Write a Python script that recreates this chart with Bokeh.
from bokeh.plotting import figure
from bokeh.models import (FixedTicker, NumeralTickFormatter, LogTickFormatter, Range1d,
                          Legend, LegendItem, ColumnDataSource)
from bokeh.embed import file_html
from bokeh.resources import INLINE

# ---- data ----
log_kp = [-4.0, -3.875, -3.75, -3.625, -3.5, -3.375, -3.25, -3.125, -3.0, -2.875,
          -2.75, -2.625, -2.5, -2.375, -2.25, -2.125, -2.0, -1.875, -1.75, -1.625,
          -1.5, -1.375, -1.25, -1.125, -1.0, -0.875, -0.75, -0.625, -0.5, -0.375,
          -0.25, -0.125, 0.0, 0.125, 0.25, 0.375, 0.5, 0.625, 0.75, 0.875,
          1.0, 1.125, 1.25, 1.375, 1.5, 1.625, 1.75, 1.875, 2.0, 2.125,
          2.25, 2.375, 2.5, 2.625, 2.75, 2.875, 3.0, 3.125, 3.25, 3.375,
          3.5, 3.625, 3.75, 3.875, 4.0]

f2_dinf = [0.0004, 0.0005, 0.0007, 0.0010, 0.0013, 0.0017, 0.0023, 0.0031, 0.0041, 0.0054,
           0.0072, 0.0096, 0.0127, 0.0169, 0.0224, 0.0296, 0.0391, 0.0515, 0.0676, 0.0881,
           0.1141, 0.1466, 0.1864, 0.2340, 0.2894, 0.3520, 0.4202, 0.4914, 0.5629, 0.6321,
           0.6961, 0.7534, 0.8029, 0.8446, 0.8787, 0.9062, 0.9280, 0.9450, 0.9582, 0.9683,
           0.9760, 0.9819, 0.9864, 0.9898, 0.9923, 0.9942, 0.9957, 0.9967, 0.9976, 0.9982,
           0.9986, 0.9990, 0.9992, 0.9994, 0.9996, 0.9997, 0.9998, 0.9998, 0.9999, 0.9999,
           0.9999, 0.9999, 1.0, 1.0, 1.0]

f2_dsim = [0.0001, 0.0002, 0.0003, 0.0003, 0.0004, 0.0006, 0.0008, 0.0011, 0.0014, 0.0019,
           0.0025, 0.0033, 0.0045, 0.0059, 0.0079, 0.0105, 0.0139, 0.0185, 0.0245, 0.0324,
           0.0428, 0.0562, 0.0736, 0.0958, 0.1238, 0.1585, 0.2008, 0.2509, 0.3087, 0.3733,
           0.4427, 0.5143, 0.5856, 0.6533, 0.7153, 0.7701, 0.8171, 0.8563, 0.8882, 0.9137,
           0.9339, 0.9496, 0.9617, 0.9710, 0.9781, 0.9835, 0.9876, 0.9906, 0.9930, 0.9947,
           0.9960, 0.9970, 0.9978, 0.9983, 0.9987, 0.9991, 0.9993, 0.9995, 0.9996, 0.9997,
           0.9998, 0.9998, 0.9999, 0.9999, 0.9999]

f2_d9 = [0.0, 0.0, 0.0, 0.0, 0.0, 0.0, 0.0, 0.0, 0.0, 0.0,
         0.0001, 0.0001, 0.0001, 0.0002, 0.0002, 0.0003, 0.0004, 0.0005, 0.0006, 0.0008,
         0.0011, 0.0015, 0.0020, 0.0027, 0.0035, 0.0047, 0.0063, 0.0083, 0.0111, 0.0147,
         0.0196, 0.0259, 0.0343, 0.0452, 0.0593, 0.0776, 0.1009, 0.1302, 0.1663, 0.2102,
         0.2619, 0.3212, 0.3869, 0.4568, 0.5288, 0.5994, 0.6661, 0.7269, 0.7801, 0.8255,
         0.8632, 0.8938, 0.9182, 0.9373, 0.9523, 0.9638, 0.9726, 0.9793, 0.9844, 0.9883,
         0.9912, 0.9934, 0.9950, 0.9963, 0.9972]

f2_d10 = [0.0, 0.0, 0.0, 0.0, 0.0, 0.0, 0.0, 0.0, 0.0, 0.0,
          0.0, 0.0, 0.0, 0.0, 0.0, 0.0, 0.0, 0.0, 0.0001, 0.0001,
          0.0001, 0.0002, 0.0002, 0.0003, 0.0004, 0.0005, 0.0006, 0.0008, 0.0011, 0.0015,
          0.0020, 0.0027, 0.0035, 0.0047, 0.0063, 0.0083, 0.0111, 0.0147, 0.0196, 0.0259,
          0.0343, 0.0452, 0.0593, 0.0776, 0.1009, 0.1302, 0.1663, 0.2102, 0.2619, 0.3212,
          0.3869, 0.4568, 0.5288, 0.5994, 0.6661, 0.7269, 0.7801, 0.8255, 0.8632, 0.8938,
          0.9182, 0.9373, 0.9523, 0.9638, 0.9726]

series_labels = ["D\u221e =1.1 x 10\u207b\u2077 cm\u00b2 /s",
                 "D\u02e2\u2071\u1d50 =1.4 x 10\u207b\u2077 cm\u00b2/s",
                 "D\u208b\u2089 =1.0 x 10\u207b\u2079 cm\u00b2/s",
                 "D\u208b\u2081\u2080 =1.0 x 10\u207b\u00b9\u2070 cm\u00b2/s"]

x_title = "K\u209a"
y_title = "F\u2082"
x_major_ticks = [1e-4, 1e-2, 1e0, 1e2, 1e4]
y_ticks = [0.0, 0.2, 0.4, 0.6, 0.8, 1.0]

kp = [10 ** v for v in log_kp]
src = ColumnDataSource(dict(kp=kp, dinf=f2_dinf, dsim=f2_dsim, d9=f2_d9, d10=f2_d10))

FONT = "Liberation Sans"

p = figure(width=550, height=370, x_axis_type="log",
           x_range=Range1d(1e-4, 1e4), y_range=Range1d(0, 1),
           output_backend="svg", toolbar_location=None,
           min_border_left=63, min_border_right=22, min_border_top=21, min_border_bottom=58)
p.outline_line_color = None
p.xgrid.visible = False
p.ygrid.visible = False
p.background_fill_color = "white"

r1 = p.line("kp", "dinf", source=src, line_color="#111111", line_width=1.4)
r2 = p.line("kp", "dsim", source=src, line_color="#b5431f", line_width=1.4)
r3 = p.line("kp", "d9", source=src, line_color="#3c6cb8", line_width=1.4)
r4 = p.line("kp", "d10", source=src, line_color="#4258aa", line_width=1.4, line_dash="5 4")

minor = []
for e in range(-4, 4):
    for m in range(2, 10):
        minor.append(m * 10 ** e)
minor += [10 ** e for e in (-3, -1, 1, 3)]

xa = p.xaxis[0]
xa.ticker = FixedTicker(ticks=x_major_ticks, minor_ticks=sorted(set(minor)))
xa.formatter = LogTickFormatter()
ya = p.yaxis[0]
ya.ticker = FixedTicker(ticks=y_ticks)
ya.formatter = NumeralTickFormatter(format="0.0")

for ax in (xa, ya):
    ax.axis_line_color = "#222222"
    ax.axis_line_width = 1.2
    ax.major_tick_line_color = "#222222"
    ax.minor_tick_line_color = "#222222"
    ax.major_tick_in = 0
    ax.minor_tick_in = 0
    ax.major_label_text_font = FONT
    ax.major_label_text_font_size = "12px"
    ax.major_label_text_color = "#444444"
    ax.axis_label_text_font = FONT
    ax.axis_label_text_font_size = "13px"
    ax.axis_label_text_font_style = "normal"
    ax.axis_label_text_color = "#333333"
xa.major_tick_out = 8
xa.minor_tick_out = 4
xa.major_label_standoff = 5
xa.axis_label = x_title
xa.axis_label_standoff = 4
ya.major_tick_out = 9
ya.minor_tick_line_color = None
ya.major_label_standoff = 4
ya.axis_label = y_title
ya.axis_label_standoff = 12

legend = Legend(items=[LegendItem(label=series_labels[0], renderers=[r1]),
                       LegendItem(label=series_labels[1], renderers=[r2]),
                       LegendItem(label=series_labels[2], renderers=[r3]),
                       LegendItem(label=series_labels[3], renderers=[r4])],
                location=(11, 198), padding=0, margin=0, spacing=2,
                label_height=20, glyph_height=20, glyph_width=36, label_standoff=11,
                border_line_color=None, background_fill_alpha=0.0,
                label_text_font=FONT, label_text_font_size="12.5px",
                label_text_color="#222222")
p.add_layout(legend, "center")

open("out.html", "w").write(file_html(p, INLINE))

---

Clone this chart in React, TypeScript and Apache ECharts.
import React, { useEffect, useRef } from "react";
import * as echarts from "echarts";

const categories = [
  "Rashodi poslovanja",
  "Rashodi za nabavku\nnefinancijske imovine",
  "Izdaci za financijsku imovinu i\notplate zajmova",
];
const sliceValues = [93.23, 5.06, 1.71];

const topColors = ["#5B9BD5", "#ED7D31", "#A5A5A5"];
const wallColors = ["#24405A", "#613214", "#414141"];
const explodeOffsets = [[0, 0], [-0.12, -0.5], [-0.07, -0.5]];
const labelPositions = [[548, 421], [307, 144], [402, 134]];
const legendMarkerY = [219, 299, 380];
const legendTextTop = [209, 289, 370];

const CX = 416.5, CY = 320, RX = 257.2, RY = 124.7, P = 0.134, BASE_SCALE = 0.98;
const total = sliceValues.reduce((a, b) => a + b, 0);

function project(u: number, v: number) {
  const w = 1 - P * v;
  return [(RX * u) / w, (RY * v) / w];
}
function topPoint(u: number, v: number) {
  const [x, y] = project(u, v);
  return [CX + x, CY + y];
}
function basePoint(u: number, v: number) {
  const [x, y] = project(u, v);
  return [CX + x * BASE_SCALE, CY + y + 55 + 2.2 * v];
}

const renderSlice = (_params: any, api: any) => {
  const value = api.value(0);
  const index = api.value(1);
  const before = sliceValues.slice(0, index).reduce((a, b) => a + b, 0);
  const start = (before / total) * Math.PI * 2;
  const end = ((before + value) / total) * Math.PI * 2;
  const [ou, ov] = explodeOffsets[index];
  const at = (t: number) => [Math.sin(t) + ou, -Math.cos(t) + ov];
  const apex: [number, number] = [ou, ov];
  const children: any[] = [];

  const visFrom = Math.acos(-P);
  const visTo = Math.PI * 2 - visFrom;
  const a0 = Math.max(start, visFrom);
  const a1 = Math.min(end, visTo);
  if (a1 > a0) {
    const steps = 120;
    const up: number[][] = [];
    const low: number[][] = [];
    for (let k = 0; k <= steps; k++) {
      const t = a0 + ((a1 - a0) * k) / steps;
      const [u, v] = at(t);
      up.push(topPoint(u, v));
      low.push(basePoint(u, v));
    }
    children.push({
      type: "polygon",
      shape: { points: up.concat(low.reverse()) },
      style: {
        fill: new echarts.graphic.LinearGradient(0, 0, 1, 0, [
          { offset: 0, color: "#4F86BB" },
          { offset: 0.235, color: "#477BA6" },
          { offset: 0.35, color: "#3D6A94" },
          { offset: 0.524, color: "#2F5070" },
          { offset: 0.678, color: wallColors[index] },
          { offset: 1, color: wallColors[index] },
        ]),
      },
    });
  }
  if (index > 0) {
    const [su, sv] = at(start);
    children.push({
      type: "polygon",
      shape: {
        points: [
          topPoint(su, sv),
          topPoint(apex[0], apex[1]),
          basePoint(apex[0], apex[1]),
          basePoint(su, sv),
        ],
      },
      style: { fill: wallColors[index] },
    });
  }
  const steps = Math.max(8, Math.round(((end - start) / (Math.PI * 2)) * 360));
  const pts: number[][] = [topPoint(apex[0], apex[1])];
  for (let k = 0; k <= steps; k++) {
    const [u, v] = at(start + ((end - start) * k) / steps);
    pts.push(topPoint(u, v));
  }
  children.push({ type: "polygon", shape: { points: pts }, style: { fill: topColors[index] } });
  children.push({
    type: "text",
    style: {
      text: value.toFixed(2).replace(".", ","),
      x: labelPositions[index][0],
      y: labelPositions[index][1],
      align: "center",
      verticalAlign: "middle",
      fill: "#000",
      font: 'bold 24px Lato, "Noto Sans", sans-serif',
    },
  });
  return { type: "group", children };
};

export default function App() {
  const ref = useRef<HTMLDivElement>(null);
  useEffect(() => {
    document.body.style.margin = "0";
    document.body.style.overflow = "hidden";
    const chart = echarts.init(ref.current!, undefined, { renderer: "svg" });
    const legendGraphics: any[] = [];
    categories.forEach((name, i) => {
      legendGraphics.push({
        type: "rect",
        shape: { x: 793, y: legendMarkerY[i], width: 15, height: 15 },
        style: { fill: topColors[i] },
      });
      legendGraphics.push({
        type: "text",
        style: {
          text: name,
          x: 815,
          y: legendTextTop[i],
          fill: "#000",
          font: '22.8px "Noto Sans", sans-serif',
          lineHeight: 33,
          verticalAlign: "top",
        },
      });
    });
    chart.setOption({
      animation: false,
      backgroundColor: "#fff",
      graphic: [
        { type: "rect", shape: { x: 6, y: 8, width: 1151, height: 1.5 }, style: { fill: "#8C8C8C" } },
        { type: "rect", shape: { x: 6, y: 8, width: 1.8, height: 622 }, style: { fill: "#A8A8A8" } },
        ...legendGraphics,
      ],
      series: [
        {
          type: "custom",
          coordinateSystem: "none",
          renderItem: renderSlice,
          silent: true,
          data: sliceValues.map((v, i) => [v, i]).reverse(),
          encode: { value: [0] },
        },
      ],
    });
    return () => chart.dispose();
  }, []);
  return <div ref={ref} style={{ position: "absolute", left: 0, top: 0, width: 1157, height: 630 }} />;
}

...

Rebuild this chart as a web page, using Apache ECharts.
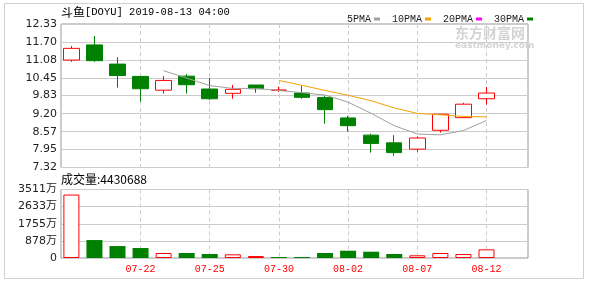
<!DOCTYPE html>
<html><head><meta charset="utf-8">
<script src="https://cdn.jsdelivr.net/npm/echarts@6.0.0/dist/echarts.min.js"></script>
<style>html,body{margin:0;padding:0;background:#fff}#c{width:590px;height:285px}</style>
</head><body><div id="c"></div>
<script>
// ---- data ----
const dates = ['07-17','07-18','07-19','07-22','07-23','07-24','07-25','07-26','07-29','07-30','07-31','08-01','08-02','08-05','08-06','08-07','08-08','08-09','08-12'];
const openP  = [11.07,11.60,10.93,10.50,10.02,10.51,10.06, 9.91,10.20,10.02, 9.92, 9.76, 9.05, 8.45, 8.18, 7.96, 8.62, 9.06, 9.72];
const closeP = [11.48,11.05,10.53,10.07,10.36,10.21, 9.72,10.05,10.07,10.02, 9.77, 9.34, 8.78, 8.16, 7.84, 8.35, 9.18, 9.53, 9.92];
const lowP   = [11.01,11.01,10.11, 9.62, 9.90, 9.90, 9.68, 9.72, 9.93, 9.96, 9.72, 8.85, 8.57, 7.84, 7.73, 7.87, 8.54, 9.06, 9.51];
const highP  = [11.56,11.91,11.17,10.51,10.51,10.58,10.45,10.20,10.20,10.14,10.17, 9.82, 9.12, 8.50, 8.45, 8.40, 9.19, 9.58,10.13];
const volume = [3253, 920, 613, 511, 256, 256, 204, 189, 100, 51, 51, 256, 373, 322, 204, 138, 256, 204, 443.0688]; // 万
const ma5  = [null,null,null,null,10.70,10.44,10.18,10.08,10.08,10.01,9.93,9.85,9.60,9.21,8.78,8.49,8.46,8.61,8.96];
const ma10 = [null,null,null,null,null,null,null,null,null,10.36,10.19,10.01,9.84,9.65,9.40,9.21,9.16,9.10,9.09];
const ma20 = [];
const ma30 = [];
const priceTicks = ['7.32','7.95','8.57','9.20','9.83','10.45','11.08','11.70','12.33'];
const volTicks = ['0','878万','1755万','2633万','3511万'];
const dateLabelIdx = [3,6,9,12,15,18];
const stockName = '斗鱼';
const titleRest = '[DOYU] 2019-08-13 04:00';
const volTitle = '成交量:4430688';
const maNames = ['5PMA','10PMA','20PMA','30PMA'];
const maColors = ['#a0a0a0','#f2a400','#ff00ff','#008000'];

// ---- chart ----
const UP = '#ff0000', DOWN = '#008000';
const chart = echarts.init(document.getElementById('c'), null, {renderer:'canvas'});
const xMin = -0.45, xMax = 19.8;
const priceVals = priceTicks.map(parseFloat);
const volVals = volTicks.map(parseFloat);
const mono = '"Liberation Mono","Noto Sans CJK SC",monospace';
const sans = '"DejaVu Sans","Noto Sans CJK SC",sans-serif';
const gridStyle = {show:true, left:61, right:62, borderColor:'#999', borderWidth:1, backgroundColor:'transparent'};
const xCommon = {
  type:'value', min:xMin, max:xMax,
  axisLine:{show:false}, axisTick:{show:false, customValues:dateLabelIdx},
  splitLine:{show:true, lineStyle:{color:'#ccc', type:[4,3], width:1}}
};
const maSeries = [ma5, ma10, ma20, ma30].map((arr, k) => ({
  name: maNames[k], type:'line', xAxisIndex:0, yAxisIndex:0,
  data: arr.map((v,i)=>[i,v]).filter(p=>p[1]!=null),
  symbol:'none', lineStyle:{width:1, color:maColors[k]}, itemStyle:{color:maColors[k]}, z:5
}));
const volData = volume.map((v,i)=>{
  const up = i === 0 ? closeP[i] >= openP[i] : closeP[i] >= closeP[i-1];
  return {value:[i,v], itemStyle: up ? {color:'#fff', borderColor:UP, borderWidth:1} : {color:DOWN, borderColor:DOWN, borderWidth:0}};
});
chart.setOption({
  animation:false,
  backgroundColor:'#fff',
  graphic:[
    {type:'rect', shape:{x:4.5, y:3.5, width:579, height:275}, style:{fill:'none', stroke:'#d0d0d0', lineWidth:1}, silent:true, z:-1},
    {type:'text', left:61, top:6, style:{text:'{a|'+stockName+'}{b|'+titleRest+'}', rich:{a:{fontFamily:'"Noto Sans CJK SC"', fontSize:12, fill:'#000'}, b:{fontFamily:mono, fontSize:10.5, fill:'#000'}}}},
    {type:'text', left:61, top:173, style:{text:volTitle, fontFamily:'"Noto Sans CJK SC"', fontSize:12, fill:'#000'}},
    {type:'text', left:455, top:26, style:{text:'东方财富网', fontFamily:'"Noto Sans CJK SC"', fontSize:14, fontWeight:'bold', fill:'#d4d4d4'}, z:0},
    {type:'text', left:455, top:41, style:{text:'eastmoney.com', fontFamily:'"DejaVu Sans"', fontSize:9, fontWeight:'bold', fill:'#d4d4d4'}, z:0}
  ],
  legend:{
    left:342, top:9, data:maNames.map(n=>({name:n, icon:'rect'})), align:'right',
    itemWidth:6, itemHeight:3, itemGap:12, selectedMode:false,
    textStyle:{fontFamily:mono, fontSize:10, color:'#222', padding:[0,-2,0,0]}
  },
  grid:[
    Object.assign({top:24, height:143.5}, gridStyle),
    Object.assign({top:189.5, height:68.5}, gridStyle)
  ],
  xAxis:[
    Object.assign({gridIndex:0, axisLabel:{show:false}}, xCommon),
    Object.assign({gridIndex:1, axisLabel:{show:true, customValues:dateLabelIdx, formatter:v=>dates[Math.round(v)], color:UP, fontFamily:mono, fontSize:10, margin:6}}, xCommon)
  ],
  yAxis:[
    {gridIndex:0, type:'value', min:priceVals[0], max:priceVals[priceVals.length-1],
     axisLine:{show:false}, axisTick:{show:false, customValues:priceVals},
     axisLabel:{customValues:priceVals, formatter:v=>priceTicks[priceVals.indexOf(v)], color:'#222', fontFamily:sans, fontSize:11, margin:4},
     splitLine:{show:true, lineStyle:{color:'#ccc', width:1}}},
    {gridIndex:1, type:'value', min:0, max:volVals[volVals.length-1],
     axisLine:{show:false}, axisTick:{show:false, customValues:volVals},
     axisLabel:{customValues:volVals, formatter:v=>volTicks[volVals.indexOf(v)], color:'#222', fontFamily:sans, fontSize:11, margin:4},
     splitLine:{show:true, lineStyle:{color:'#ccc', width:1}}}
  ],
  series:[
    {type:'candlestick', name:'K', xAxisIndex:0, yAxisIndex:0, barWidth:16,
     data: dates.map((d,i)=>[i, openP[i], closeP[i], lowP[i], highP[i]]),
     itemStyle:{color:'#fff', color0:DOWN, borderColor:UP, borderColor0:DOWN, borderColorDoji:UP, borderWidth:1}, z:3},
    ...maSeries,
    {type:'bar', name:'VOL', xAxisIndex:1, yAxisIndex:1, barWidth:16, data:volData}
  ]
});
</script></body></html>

## [Instruction]
Copy out each line of the records that holds the string "Apache".

## [Answer below]
Clone this chart in React, TypeScript and Apache ECharts.
Rebuild this chart as a web page, using Apache ECharts.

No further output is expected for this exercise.